I’m at a point in my career where I’m looking at my next act, figuring out what I might be able to do after a teaching career. I’m not the retiring type, I don’t think. So I’m looking at options.

And what makes me the most nervous, more than learning a new skill or moving to a new place, is working with people who aren’t good, working with people I can’t call my friends.

That’s not the case where I currently work. I have a great lunch crew that empathizes and makes me laugh and think. I have other friends scattered across the building, and even the school district, upon whom I could call if I ever needed their particular area of expertise.

Lately, I’ve been feeling like pretty much everything I do has an expiration date. Maybe this is my mid-life crisis.
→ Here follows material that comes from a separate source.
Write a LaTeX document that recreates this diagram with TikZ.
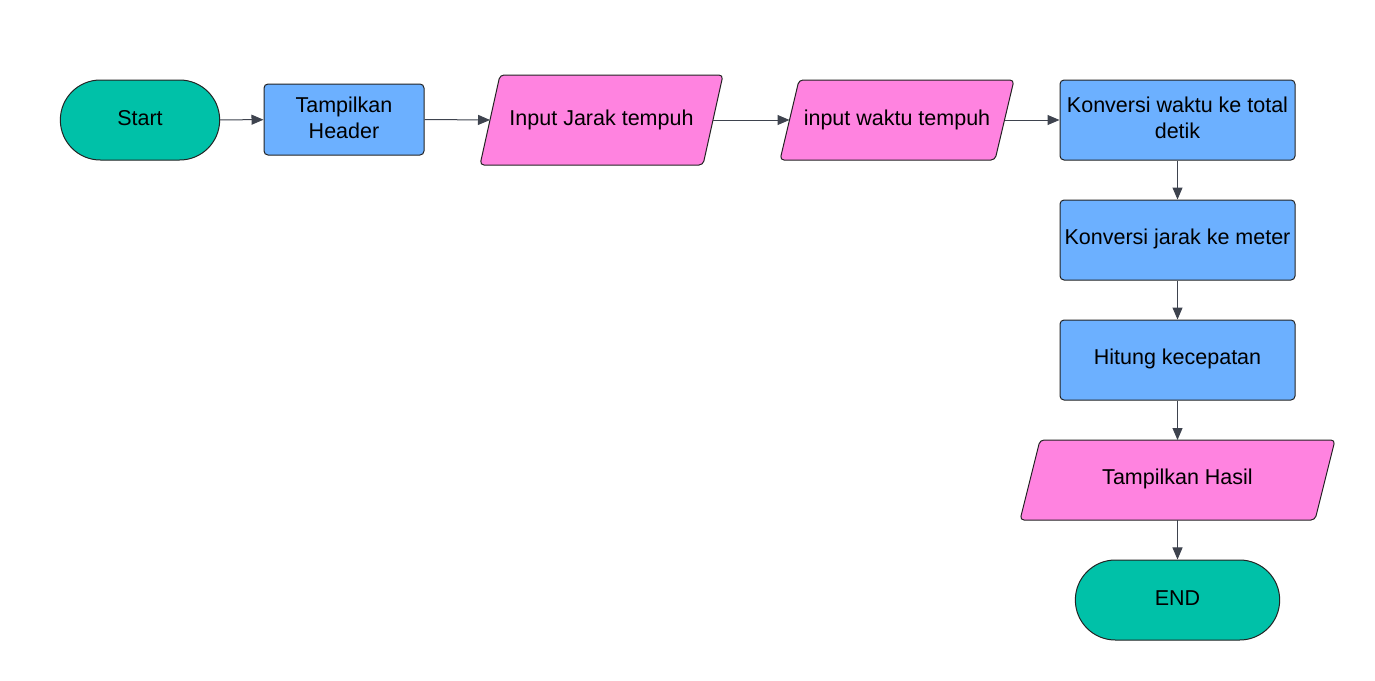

But I don’t ever want to take for granted that for a few glorious years, I worked with some really amazing people who made me better, and who made my life better.

Foremothers.

I’ve done a share of family history research the past couple of years, and thanks to Google, I’ve learned quite a bit about the women in my family tree.

I’ve probably written about them before, but the Spurs are losing and I don’t feel like digging through my archives to check, so sorrynotsorry if this is repeated info for the more dedicated readers.

Today I sat in a meeting for a nonprofit I volunteer for, and I thought about how I got there. This nonprofit launched 10 years ago, and I’ve been a tiny part of it for nine of those years. I don’t do much, but it is one way I stay connected to an organization that is doing quite a bit of good in the community. It’s something I’ve often thought I should leave behind, what with the teaching and the journalism advising and churching and pianoing and writing and such that I overcommit to. And pretty soon, I’m going to add schooling back into that mix.

Occasionally, my mind drifted to the many things I do with my time, and I thought of my mom, who was always engaged in multiple endeavors while also raising her children. I thought of my Nana, who saw to it that a rough and tumble frontier town had access to the arts. I thought of my grandma, who worked at a time when most women did not.

I thought of my great-aunt who earned a PhD in Sociology from the University of Chicago in 1911, and a cousin, one or two times removed, who practiced psychiatry in the 1930s.

And further back still–foremothers who braved oceans and plains to leave their homelands and build lives in a new country where they could worship without threat of persecution, only to realize some Americans had yet to really figure out how to be nice to everyone. (We’re still figuring that out, aren’t we?)

Sometimes I go to bed so bone tired and I blame it on the pace of life and all of the things I’m asked to do with my time. But today as I thought of my foremothers and their hard work and community engagements, I wondered if they were equally bone tired when they finally settled to bed at night. I think they probably were.

But I take strength from their lives, and if nothing else, I want to live an equally full life so that a hundred years from now, when one of my siblings’ spawn adds me to their family tree, they can Google me (if Google still exists then) and draw strength from my life, and then carry on in theirs.

I Might Be Back.

Hi.

Remember me?

I used to write things here occasionally.

And then I stopped.

I’m not sure why, to be honest. Didn’t make the time, was too sad, didn’t feel inspired, felt too inspired–you name it, I had an excuse.

But like the swallows to Capistrano and the cranes to Kearney, I’m here on November 1, compelled to write about gratitude for another month.

And today, I find myself grateful for so many things, but especially grateful that I can write. Grateful for new months and the chance to recalibrate goals and expectations. Grateful I still have an avenue to publish my writing to tens of readers.

It’s November. Hold off on Christmas for a week or two, and identify one thing you’re grateful for. If you feel so compelled, share it in the comments.

I’ll be back here tomorrow, and I hope, most days this month to write a little more about gratitude. It’s tradition. And this time of year, tradition counts for something.